The second episode ultimately feels very unique from the first, with a greater emphasis on the threat of fellow survivors and the extreme sacrifices made long after the opening days of the zombie apocalypse. Though the tone of Starved for Help is certainly grittier and harder to swallow at times, there is a dash of humor and romance that really adds another layer to the cast. Watching Clementine childishly fib and Larry aggressively flirt, for example, reminds us that these characters have personalities and gives us a moment to breathe amidst all the tension in the storyline. Beyond that, Episode 2 also seamlessly continues the overall narrative of the game, with the group migrating to new locations and taking on new challenges. Telltale does a great job with keeping personalities and pacing consistent, quelling some fear that characters and events would be all over the place in this five part series.
In terms of graphics and visuals, nothing’s really changed here.

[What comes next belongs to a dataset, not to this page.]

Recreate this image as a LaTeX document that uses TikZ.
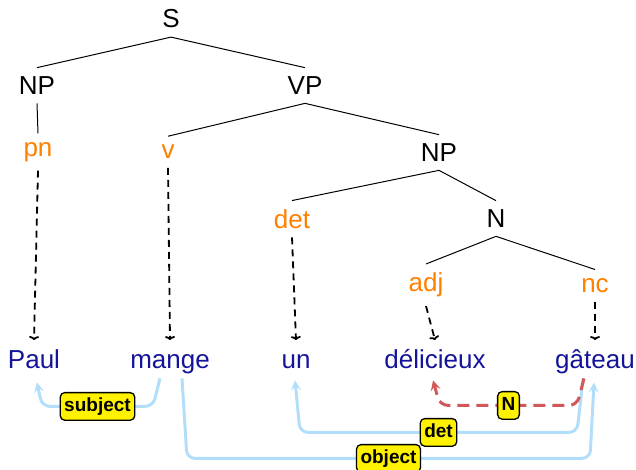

The cell shaded look meant to imitate art from the comics is still beautiful, though it’s pretty low-poly/low-res. New locations are filled with intense character and a fair amount of detail to explore as Lee. Animations are pretty good overall, but they get bogged down by lag as the game processes your decisions. Actually, the lag in this game is worse than in the last, and what makes it so annoying is how it always seems to interrupt pivotal moments in the story. The developers definitely need to address this issue in time for Episode 3.The gameplay’s also pretty similar to Episode 1. You’ll be killing fewer zombies this time around, but the second installment feels more intense right from the start when you have to do something pretty unthinkable to save a life. Controls are the same, with you moving Lee around and using a cursor on the screen to perform actions. There’s the same variety of tasks you’ll have to perform; stuff like clearing dead walkers, tinkering with a generator, searching a closet, etc. Again, as you explore different areas you’ll encounter some irking camera angles and invisible walls. There are also a few childish moments with the puzzles, like how easy it is to get past a certain locked door towards the end of the story. It’s not as bad as having to teach Carly how to put batteries in a radio (from the first episode) but sometimes the puzzles are just too basic and make great characters seem unbelievable.

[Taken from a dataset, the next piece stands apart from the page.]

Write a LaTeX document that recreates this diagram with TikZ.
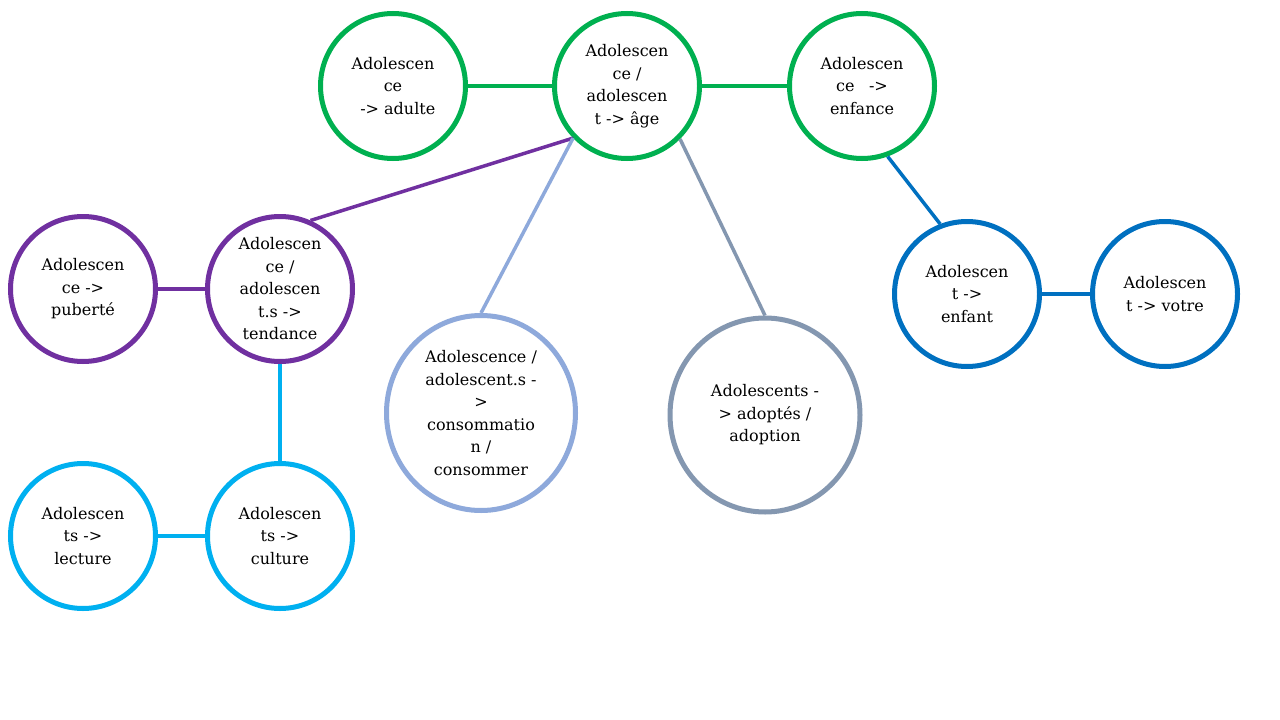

Choosing dialogue while a timer counts down still works great, and conversations never feel tedious. Decision making also feels like it actually has an effect, and things never feel entirely one sided; that is to say, you’re never really the good guy or the bad guy in this game, which is perfect given the circumstances in the story. A great example is right at the beginning of the game when you, as Lee, have to ration out the food to members of the group. There’s not enough for everyone and you have to prioritize who gets what. It’s not an easy task, especially if you talk to everybody before deciding.

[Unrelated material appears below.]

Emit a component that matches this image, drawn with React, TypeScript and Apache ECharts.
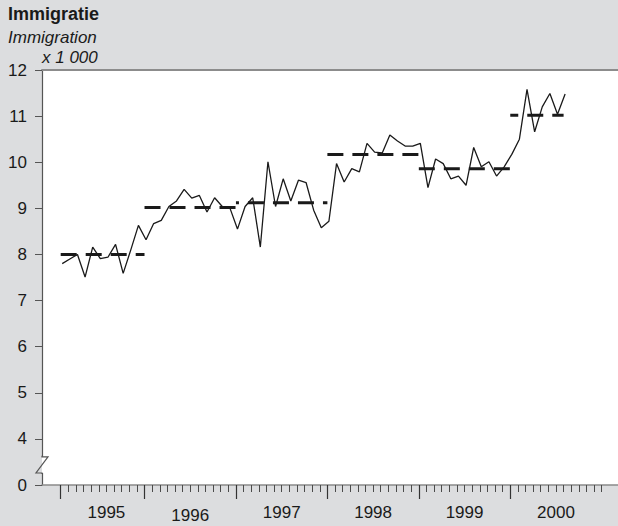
import React, { useEffect, useRef } from 'react';
import * as echarts from 'echarts';

const TITLE = 'Immigratie';
const SUBTITLE = 'Immigration';
const UNIT = 'x 1 000';

const YEARS = ['1995', '1996', '1997', '1998', '1999', '2000'];

// monthly immigration (x 1 000), Jan 1995 .. Jul 2000
const MONTHLY = [
  7.80, 7.90, 8.00, 7.51, 8.16, 7.91, 7.94, 8.22, 7.59, 8.10, 8.63, 8.32,
  8.67, 8.74, 9.04, 9.16, 9.41, 9.22, 9.28, 8.92, 9.23, 9.04, 9.01, 8.55,
  9.04, 9.23, 8.16, 10.01, 9.04, 9.64, 9.16, 9.61, 9.56, 8.96, 8.58, 8.72,
  9.97, 9.57, 9.86, 9.79, 10.41, 10.22, 10.20, 10.59, 10.46, 10.35, 10.35, 10.41,
  9.45, 10.07, 9.97, 9.64, 9.70, 9.50, 10.32, 9.90, 10.01, 9.70, 9.90, 10.17,
  10.50, 11.58, 10.66, 11.20, 11.49, 11.04, 11.48,
];

// yearly averages
const YEAR_MEANS = [8.0, 9.02, 9.12, 10.17, 9.86, 11.02];

// x axis in month units
const YEAR_TICKS = [0, 11, 23, 35, 47, 59];
const YEAR_LABEL_POS = [6, 17, 29, 41, 53, 65];
const LAST_MONTH = 66;
const MONTH_TICKS = Array.from({ length: 72 }, (_, i) => i);

// y axis (broken: the lowest tick stands for 0)
const Y_TICK_VALUES = [3, 4, 5, 6, 7, 8, 9, 10, 11, 12];
const Y_TICK_LABELS = ['0', '4', '5', '6', '7', '8', '9', '10', '11', '12'];

// layout / style
const W = 618;
const H = 526;
const GRID_LEFT = 42;
const GRID_TOP = 70;
const GRID_BOTTOM = 41;
const X_MIN = -2.454;
const X_MAX = 73.14;
const Y_MIN = 3;
const Y_MAX = 12;
const POINT_OFFSET = 0.2;
const DASH_OFFSETS = [0, 0, 13, 0, 0, 8];
const FONT = '"Liberation Sans", Arial, Helvetica, sans-serif';
const BG = '#dcdddf';
const INK = '#1a1a1a';
const AXIS = '#555555';

export default function App() {
  const ref = useRef<HTMLDivElement>(null);

  useEffect(() => {
    document.body.style.margin = '0';
    const chart = echarts.init(ref.current!, null, { renderer: 'svg' });

    const plotBottom = H - GRID_BOTTOM;
    const yPix = (v: number) => GRID_TOP + ((Y_MAX - v) / (Y_MAX - Y_MIN)) * (plotBottom - GRID_TOP);
    const bLow = yPix(3.26);
    const bHigh = yPix(3.61);

    const meanSeries = YEAR_MEANS.map((m, i) => ({
      type: 'line',
      xAxisIndex: 0,
      yAxisIndex: 0,
      symbol: 'none',
      silent: true,
      data: [
        [YEAR_TICKS[i], m],
        [i + 1 < YEAR_TICKS.length ? YEAR_TICKS[i + 1] : LAST_MONTH, m],
      ],
      lineStyle: { color: INK, width: 3, type: [16, 9], dashOffset: DASH_OFFSETS[i] },
      z: 3,
    }));

    const baseX = {
      type: 'value',
      min: X_MIN,
      max: X_MAX,
      gridIndex: 0,
      splitLine: { show: false },
    };

    chart.setOption({
      animation: false,
      backgroundColor: BG,
      grid: {
        left: GRID_LEFT,
        right: 0,
        top: GRID_TOP,
        bottom: GRID_BOTTOM,
        show: true,
        backgroundColor: '#ffffff',
        borderWidth: 0,
      },
      xAxis: [
        {
          ...baseX,
          position: 'bottom',
          axisLine: { show: true, onZero: false, lineStyle: { color: '#8a8a8a', width: 1.5 } },
          axisTick: {
            show: true,
            customValues: MONTH_TICKS,
            length: 7,
            lineStyle: { color: '#4a4a4a', width: 1 },
          },
          axisLabel: { show: false },
        },
        {
          ...baseX,
          position: 'bottom',
          offset: 0,
          axisLine: { show: false, onZero: false },
          axisTick: {
            show: true,
            customValues: YEAR_TICKS,
            length: 14,
            lineStyle: { color: '#333333', width: 1.2 },
          },
          axisLabel: {
            show: true,
            customValues: YEAR_LABEL_POS,
            margin: 19,
            color: INK,
            fontFamily: FONT,
            fontSize: 17,
            formatter: (v: number) => {
              const i = YEAR_LABEL_POS.indexOf(v);
              const label = i >= 0 ? YEARS[i] : '';
              return i === 1 ? `{low|${label}}` : `{n|${label}}`;
            },
            rich: {
              n: { fontFamily: FONT, fontSize: 17, color: INK },
              low: { fontFamily: FONT, fontSize: 17, color: INK, padding: [3, 0, 0, 0] },
            },
          },
        },
        {
          ...baseX,
          position: 'top',
          axisLine: { show: true, onZero: false, lineStyle: { color: '#8c8c8c', width: 2 } },
          axisTick: { show: false },
          axisLabel: { show: false },
        },
      ],
      yAxis: {
        type: 'value',
        min: Y_MIN,
        max: Y_MAX,
        interval: 1,
        position: 'left',
        axisLine: { show: true, onZero: false, lineStyle: { color: AXIS, width: 1.2 } },
        axisTick: { show: true, inside: false, length: 7, lineStyle: { color: AXIS } },
        splitLine: { show: false },
        axisLabel: {
          margin: 15,
          color: INK,
          fontFamily: FONT,
          fontSize: 17,
          formatter: (v: number) => {
            const i = Y_TICK_VALUES.indexOf(v);
            return i >= 0 ? Y_TICK_LABELS[i] : '';
          },
        },
      },
      graphic: [
        {
          type: 'text',
          left: 8,
          top: 5,
          style: { text: TITLE, font: `bold 18px ${FONT}`, fill: INK },
        },
        {
          type: 'text',
          left: 8,
          top: 29,
          style: { text: SUBTITLE, font: `italic 17px ${FONT}`, fill: INK },
        },
        {
          type: 'text',
          left: 42,
          top: 49,
          style: { text: UNIT, font: `italic 17px ${FONT}`, fill: INK },
        },
        {
          type: 'rect',
          shape: { x: GRID_LEFT - 2, y: bHigh, width: 2, height: bLow - bHigh },
          style: { fill: BG },
          z: 9,
        },
        {
          type: 'rect',
          shape: { x: GRID_LEFT, y: bHigh, width: 2, height: bLow - bHigh },
          style: { fill: '#ffffff' },
          z: 9,
        },
        {
          type: 'polyline',
          shape: {
            points: [
              [GRID_LEFT, bLow + 1],
              [GRID_LEFT, bLow],
              [GRID_LEFT - 6, bLow],
              [GRID_LEFT + 6, bHigh],
              [GRID_LEFT, bHigh],
              [GRID_LEFT, bHigh - 1],
            ],
          },
          style: { stroke: AXIS, lineWidth: 1.2, fill: null },
          z: 10,
        },
      ],
      series: [
        {
          type: 'line',
          xAxisIndex: 0,
          yAxisIndex: 0,
          symbol: 'none',
          silent: true,
          data: MONTHLY.map((v, k) => [k + POINT_OFFSET, v]),
          lineStyle: { color: INK, width: 1.3 },
          z: 4,
        },
        ...meanSeries,
      ],
    } as any);

    return () => chart.dispose();
  }, []);

  return (
    <div
      ref={ref}
      style={{ position: 'fixed', left: 0, top: 0, width: W, height: H }}
    />
  );
}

One thing that should also be mentioned are the glitches I encountered loading up Episode 2. I’d completed Episode 1 with one character chosen over another, but when I booted up Starved for Help for the first time something goofed up and she was dead. Long story short, I had to reload the game and the file a couple of times before all my decisions from the first episode were back and I could be satisfied diving into the new campaign. The thought of losing my version of Lee was a little terrifying (I’m really attached to the decisions I’ve made), but overall the glitchy start wasn’t too big of a hassle. That said, hopefully this isn’t something we’ll be experiencing again mid-August when part 3 comes out.
Episode 2: Starved for Help is just as good as, if not better than, Episode 1. Having tackled exposition superbly in the first installment, Telltale Games is now diving into the juicy, twisted stuff by showing how far people will go to survive. There’s more interaction amongst survivors this time around, and you realize that walkers aren’t the scariest threat in the takeover. Some issues with lag and loading old files are frustrating, but overall this game is completely worth getting. It offers the same great gameplay and controls from Episode 1, and about 3 hours of intense storyline that smoothly continues the game’s overall narrative. There’s also plenty of gore for those fans craving more of it, as well as a few shocking moments that really affect where things are headed in the story.
If you liked part 1, there’s no doubt you should be playing Episode 2. It offers a lot of promise for the rest of the series, and by the end of your first play-through you’ll most likely be itching to get your hands on the next one. I know I am.